Em 2007, entretanto, o Ministro da Cultura italiano, Francesco Rutelli, anunciou a localização, em Roma, deste santuário. Possui adornos em suas paredes, teto em abóbada e suas dimensões são de 6,5 metros de altura e 7 metros de diâmetro. A caverna, agora lugar real e não fantástico, foi datada como sendo da Idade do Bronze.[14]
[editar] Profecias
Na caverna, segundo a história, os romanos obtinham as profecias de Fauno. Gibbon narra a ascensão de Carus ao domínio de Roma, sem a aprovação do Senado. Uma écloga, então composta, lisonjeava o novo imperador: dois pastores, evitando a canícula do meio-dia, descansam na caverna de Fauno.

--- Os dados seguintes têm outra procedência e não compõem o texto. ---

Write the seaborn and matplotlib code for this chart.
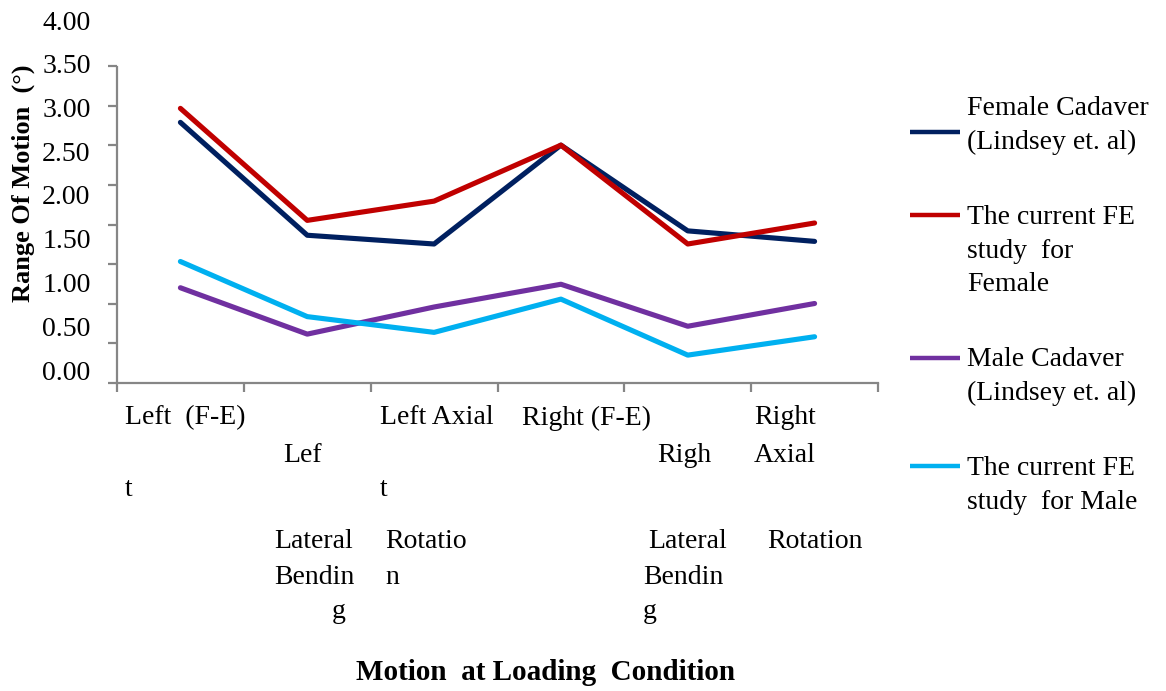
import numpy as np
import pandas as pd
import matplotlib
matplotlib.use("Agg")
import matplotlib.pyplot as plt
from matplotlib.lines import Line2D
import seaborn as sns

# Loading conditions (x categories)
conditions = ["Left (F-E)", "Left Lateral Bending", "Left Axial Rotation",
              "Right (F-E)", "Right Lateral Bending", "Right Axial Rotation"]

# Range of motion (degrees) per series
female_cadaver = [2.83, 1.54, 1.44, 2.57, 1.59, 1.47]
fe_female = [2.99, 1.71, 1.93, 2.57, 1.44, 1.68]
male_cadaver = [0.94, 0.41, 0.72, 0.98, 0.50, 0.76]
fe_male = [1.24, 0.61, 0.43, 0.81, 0.17, 0.38]

series_names = ["Female Cadaver\n(Lindsey et. al)",
                "The current FE\nstudy  for\nFemale",
                "Male Cadaver\n(Lindsey et. al)",
                "The current FE\nstudy  for Male"]
series_values = [female_cadaver, fe_female, male_cadaver, fe_male]
series_colors = ["#002060", "#C00000", "#7030A0", "#00B0F0"]

ytick_values = [0.0, 0.5, 1.0, 1.5, 2.0, 2.5, 3.0, 3.5, 4.0]
ytick_labels = ["0.00", "0.50", "1.00", "1.50", "2.00", "2.50", "3.00", "3.50", "4.00"]

ylabel = "Range Of Motion  (\u00b0)"
xlabel = "Motion  at Loading  Condition"

# Wrapped fragments of the category labels as they are typeset under the axis
xlabel_fragments = [
    ("Left  (F-E)", 125, 418), ("t", 125, 490),
    ("Lef", 283, 456), ("Lateral", 274, 541), ("Bendin", 274, 577), ("g", 332, 612),
    ("Left Axial", 380, 418), ("t", 380, 490), ("Rotatio", 385, 541), ("n", 385, 577),
    ("Right (F-E)", 522, 418),
    ("Righ", 657, 455), ("Lateral", 648, 541), ("Bendin", 643, 577), ("g", 643, 612),
    ("Right", 754, 418), ("Axial", 754, 455), ("Rotation", 767, 541),
]

sns.set_style("white")
plt.rcParams["font.family"] = ["Liberation Serif", "DejaVu Serif"]
plt.rcParams["text.color"] = "black"
plt.rcParams["ytick.color"] = "black"
plt.rcParams["xtick.color"] = "black"

W, H = 1166, 691
fig = plt.figure(figsize=(W / 100, H / 100), dpi=100)


def fx(px):
    return px / W


def fy(py):
    return 1 - py / H


# Value scale: 0 at 370 px, 87.5 px per unit; axis line at 383 px
px_per_unit = 87.5
y0_px = 370.0
ax_bottom_px, ax_top_px = 383.0, 10.0
ymin = (y0_px - ax_bottom_px) / px_per_unit
ymax = (y0_px - ax_top_px) / px_per_unit
ax_left_px, ax_right_px = 117.0, 878.0

ax = fig.add_axes([fx(ax_left_px), fy(ax_bottom_px),
                   (ax_right_px - ax_left_px) / W, (ax_bottom_px - ax_top_px) / H])

rows = []
for name, vals in zip(series_names, series_values):
    for i, v in enumerate(vals):
        rows.append({"pos": i, "condition": conditions[i], "series": name, "rom": v})
df = pd.DataFrame(rows)

sns.lineplot(data=df, x="pos", y="rom", hue="series", hue_order=series_names,
             palette=dict(zip(series_names, series_colors)), sort=False,
             linewidth=3.7, legend=False, ax=ax)

ax.set_xlim(-0.5, len(conditions) - 0.5)
ax.set_ylim(ymin, ymax)
ax.set_xlabel("")
ax.set_ylabel("")

axis_gray = "#868686"
for side in ["top", "right"]:
    ax.spines[side].set_visible(False)
spine_top_val = (y0_px - 67.0) / px_per_unit
ax.spines["left"].set_bounds(ymin, spine_top_val)
for side in ["left", "bottom"]:
    ax.spines[side].set_color(axis_gray)
    ax.spines[side].set_linewidth(1.6)

# Tick marks along the axis lines
step = 39.6 / px_per_unit
ax.set_yticks([ymin + k * step for k in range(9)], minor=True)
ax.set_yticks(ytick_values)
ax.set_yticklabels(ytick_labels, fontsize=20, color="black")
ax.tick_params(axis="y", which="major", length=0, pad=19)
ax.tick_params(axis="y", which="minor", length=6.5, width=1.6, color=axis_gray, direction="out", left=True)

ax.set_xticks(np.arange(-0.5, len(conditions), 1.0))
ax.set_xticklabels([])
ax.tick_params(axis="x", length=6.5, width=1.6, color=axis_gray, direction="out", bottom=True)

for text, x, y in xlabel_fragments:
    fig.text(fx(x), fy(y), text, fontsize=20, ha="left", va="center", color="black")

fig.text(fx(23), fy(183), ylabel, fontsize=19, fontweight="bold",
         rotation=90, ha="center", va="center", color="black")
fig.text(fx(546), fy(672), xlabel, fontsize=21, fontweight="bold",
         ha="center", va="center", color="black")

# Legend: coloured line plus wrapped label
legend_line_y = [132, 215, 358, 466]
legend_text_y = [111, 220, 362, 471]
for name, color, ly, ty in zip(series_names, series_colors, legend_line_y, legend_text_y):
    fig.add_artist(Line2D([fx(910), fx(960)], [fy(ly), fy(ly)], color=color,
                          linewidth=3.2, transform=fig.transFigure, solid_capstyle="butt"))
    fig.text(fx(967), fy(ty - 15), name, fontsize=20, ha="left", va="top",
             linespacing=1.45, color="black")

fig.savefig("out.png", dpi=100)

Sob uma faia frondosa, descobrem recentes escritos; a divindade rural descrevia, em versos proféticos, a felicidade do império sob o reinado de tão grande príncipe. Fauno saudava a chegada daquele herói que, recebendo nos ombros o peso do mundo romano, vai extinguir as guerras e as facções, e mais uma vez irá restaurar a inocência e segurança da idade de ouro.[16]
Hacquard lembra, ainda, o episódio onde Numa Pompílio – um dos reis míticos de Roma – teve de acorrentar sua efígie a fim de obter seus préstimos oraculares.[2]
Lupercais e Faunália
As festas dedicadas a Fauno (Lupércio) ocorriam a 15 de fevereiro,[17] que teria sido a data da fundação do seu templo, o Lupercal. Essa festa era essencialmente rural, uma vez que Fauno Lupércio tinha a precípua função de proteger os rebanhos (‘’Lupercius’’ seria, assim, “que repele os lobos”)[12] Eram uma forma de purificação, com fito de obter grande produtividade na agricultura e na criação. Teria sido iniciada por Evandro e persistiu até o século V quando a Igreja a incorporou, transformando-a, segundo Georges Hacquard, na festa da Purificação da Virgem.[2]

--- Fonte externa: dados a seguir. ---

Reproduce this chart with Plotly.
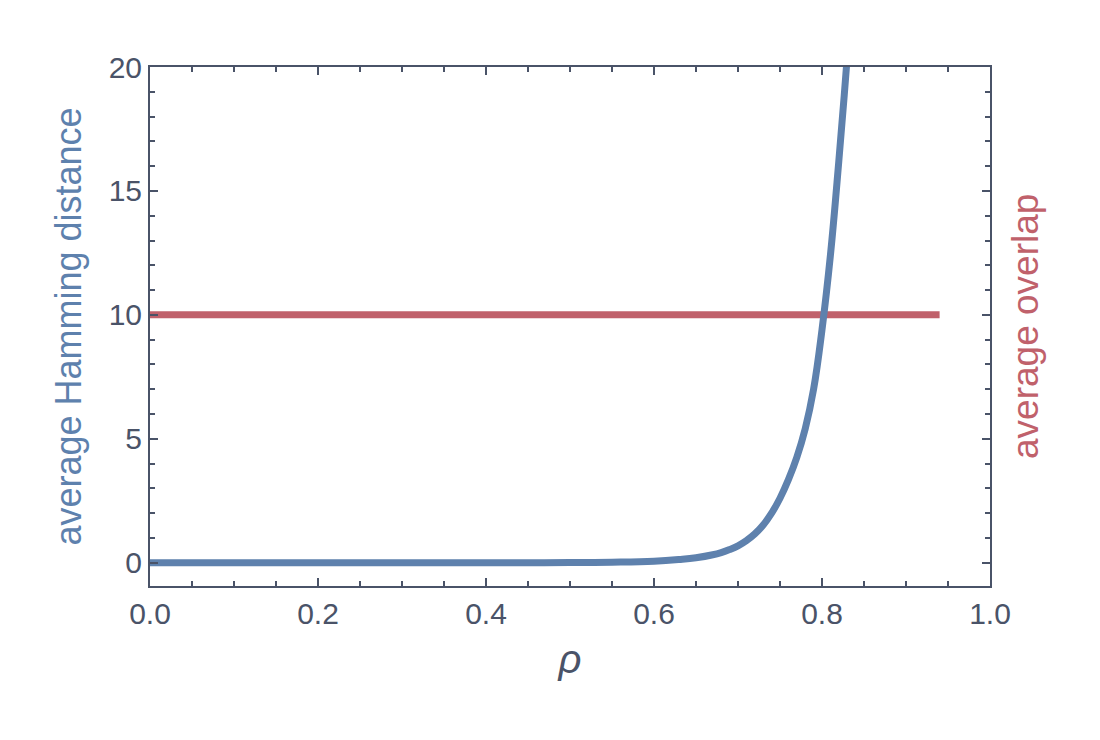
import plotly.graph_objects as go

# blue curve
rho = [0.0, 0.1, 0.2, 0.3, 0.4, 0.5, 0.55, 0.6, 0.63, 0.65, 0.67, 0.68, 0.69,
       0.70, 0.71, 0.72, 0.73, 0.74, 0.75, 0.76, 0.77, 0.78, 0.79, 0.80,
       0.81, 0.82, 0.83, 0.835]
hamming = [0.0, 0.0, 0.0, 0.0, 0.0, 0.005, 0.02, 0.06, 0.13, 0.2, 0.32, 0.41, 0.53,
           0.68, 0.89, 1.16, 1.52, 2.0, 2.6, 3.35, 4.25, 5.4, 7.0, 9.4,
           12.4, 16.2, 20.4, 22.8]

# red line
overlap_rho = [0.0, 0.94]
overlap = [10.0, 10.0]

x_ticks = [0.0, 0.2, 0.4, 0.6, 0.8, 1.0]
x_tick_text = ["0.0", "0.2", "0.4", "0.6", "0.8", "1.0"]
y_ticks = [0, 5, 10, 15, 20]

BLUE = "#5E81AD"
RED = "#C0616B"
AXIS = "#4A5368"
FONT = "Liberation Sans"

fig = go.Figure()
fig.add_trace(go.Scatter(x=overlap_rho, y=overlap, mode="lines",
                         line=dict(color=RED, width=7), showlegend=False))
fig.add_trace(go.Scatter(x=rho, y=hamming, mode="lines",
                         line=dict(color=BLUE, width=7, shape="spline", smoothing=1.2),
                         showlegend=False))

axis_common = dict(
    showline=True, linecolor=AXIS, linewidth=2, mirror="allticks",
    ticks="inside", ticklen=8, tickwidth=2, tickcolor=AXIS,
    showgrid=False, zeroline=False,
    tickfont=dict(family=FONT, size=30, color=AXIS),
)

fig.update_xaxes(
    range=[0, 1], tickvals=x_ticks, ticktext=x_tick_text,
    minor=dict(dtick=0.05, ticks="inside", ticklen=5, tickwidth=2, tickcolor=AXIS),
    title=dict(text="<i>ρ</i>", font=dict(family=FONT, size=40, color=AXIS), standoff=16),
    **axis_common,
)
fig.update_yaxes(
    range=[-0.94, 20], tickvals=y_ticks,
    minor=dict(dtick=1, ticks="inside", ticklen=5, tickwidth=2, tickcolor=AXIS),
    title=dict(text="average Hamming distance",
               font=dict(family=FONT, size=36, color=BLUE), standoff=16),
    **axis_common,
)

fig.add_annotation(text="average overlap", xref="paper", yref="paper",
                   x=1.069, y=0.5, textangle=-90, showarrow=False,
                   font=dict(family=FONT, size=37, color=RED))

fig.update_layout(
    width=1100, height=740,
    margin=dict(l=142, r=118, t=59, b=162),
    plot_bgcolor="white", paper_bgcolor="white",
)

fig.write_html("out.html")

Bailey ressalta que a notoriedade dessa festa chegou até a atualidade graças ao uso político que dela fez Marco Antônio, em 44 a.C..[15]

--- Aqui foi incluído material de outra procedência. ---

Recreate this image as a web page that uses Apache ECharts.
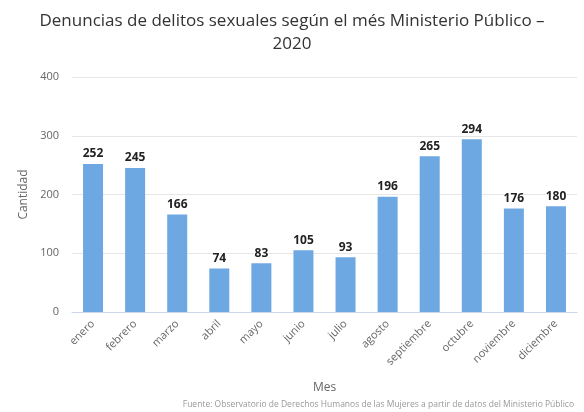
<!DOCTYPE html>
<html>
<head>
<meta charset="utf-8">
<script src="https://cdn.jsdelivr.net/npm/echarts@6/dist/echarts.min.js"></script>
<style>
html,body{margin:0;padding:0;background:#fff;}
#c{width:584px;height:412px;}
</style>
</head>
<body>
<div id="c"></div>
<script>
const categories = ['enero','febrero','marzo','abril','mayo','junio','julio','agosto','septiembre','octubre','noviembre','diciembre'];
const values = [252,245,166,74,83,105,93,196,265,294,176,180];
const yTicks = [0,100,200,300,400];

const chart = echarts.init(document.getElementById('c'), null, {renderer:'canvas'});
chart.setOption({
  animation:false,
  backgroundColor:'#ffffff',
  textStyle:{fontFamily:'"Open Sans", sans-serif'},
  title:{
    text:'Denuncias de delitos sexuales según el més Ministerio Público –\n2020',
    left:'center', top:5,
    textStyle:{fontFamily:'"Open Sans", sans-serif', fontSize:17, fontWeight:'normal', color:'#333333', lineHeight:23}
  },
  graphic:[{
    type:'text', right:10, top:400,
    style:{text:'Fuente: Observatorio de Derechos Humanos de las Mujeres a partir de datos del Ministerio Público',
      fill:'#999999', font:'8.5px "Open Sans", sans-serif'}
  }],
  grid:{left:72, right:7, top:77, bottom:100},
  xAxis:{
    type:'category', data:categories,
    name:'Mes', nameLocation:'middle', nameGap:70,
    nameTextStyle:{color:'#666666', fontSize:12},
    axisLine:{lineStyle:{color:'#ccd6eb'}},
    axisTick:{show:false},
    axisLabel:{rotate:45, color:'#666666', fontSize:11, margin:10, interval:0}
  },
  yAxis:{
    type:'value', min:yTicks[0], max:yTicks[yTicks.length-1], interval:100,
    name:'Cantidad', nameLocation:'middle', nameGap:41,
    nameTextStyle:{color:'#666666', fontSize:12},
    axisLine:{show:false}, axisTick:{show:false},
    axisLabel:{color:'#666666', fontSize:11, margin:13},
    splitLine:{lineStyle:{color:'#e6e6e6'}}
  },
  series:[{
    type:'bar', data:values, barWidth:20,
    itemStyle:{color:'#6ea8e2'},
    label:{show:true, position:'top', distance:4, color:'#222222', fontSize:12, fontWeight:'bold',
      textBorderColor:'#ffffff', textBorderWidth:2}
  }]
});
</script>
</body>
</html>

Em 5 de dezembro outro festival se realizava, a Faunália, similar às Lupercais. Neles os sacerdotes de Fauno, chamados Luperci, andavam pelas ruas, ministrando chibatadas nas pessoas com açoites feitos com pele de cabra.[12]
Os faunos
Divindades do campo teriam vida bastante longa, embora não fossem imortais; similares aos silvanos de Roma e aos sátiros gregos.[6]
Também se diferem pouco dos pãs e dos egipãs, sendo pequenas divindades que desempenhariam papel análogo ao dos heróis míticos, que são intermediários entre os deuses e os homens, segundo Menard, sendo, portanto, intermediários entre os animais, de vida puramente instintiva – neste caso o bode – e as divindades. Segundo este autor, sua criação deve-se apenas à escultura, pois nada há nos filósofos referentes a eles.[11]
Dillaway assim define os faunos, bem como aos pãs (sátiros): “Eles eram os filhos de Fauno e Fauna, ou Fátua, rei e rainha dos latinos, e embora considerados semideuses, era provável que morriam depois de uma vida longa. Realmente, Arnóbio mostrou que o pai deles, ou chefe, viveu apenas cento e vinte anos. Os faunos eram deidades romanas, desconhecidos para os gregos. O Fauno romano era o mesmo que o Pã grego; e, como nos poetas, nós achamos menções freqüentes de faunos, Pãs, ou Panes, no número plural, mais provável que os faunos fossem os mesmos pãs, e todos descendem de um só progenitor.”[4]
[editar] Natureza animal dos faunos
Menard traz uma importante citação, em seus estudos sobre as obras de arte que retratam faunos e sátiros, que reporta à natureza distinta de sátiros e faunos, apesar de ele próprio confundir a ambos nas descrições que faz, tratando-os por sinônimos. Reproduz a seguinte passagem do crítico Clarac, que diz:
"(..) Chamei Fauno a essa estátua, com os escritores que me precederam, mas o seu verdadeiro nome deve ser Sátiro. Não se pode duvidar de que Fauno seja apenas uma divindade da mitologia romana, e o belo mármore é indubitavelmente ou uma estátua grega, ou cópia de uma estátua grega. É sabido que os sátiros, na antiga mitologia, tinham formas humanas com exceção das orelhas e da cauda de cavalo. Os faunos se lhe assemelhavam, mas, depois de Zêuxis, passaram a ter cauda de bode."[11]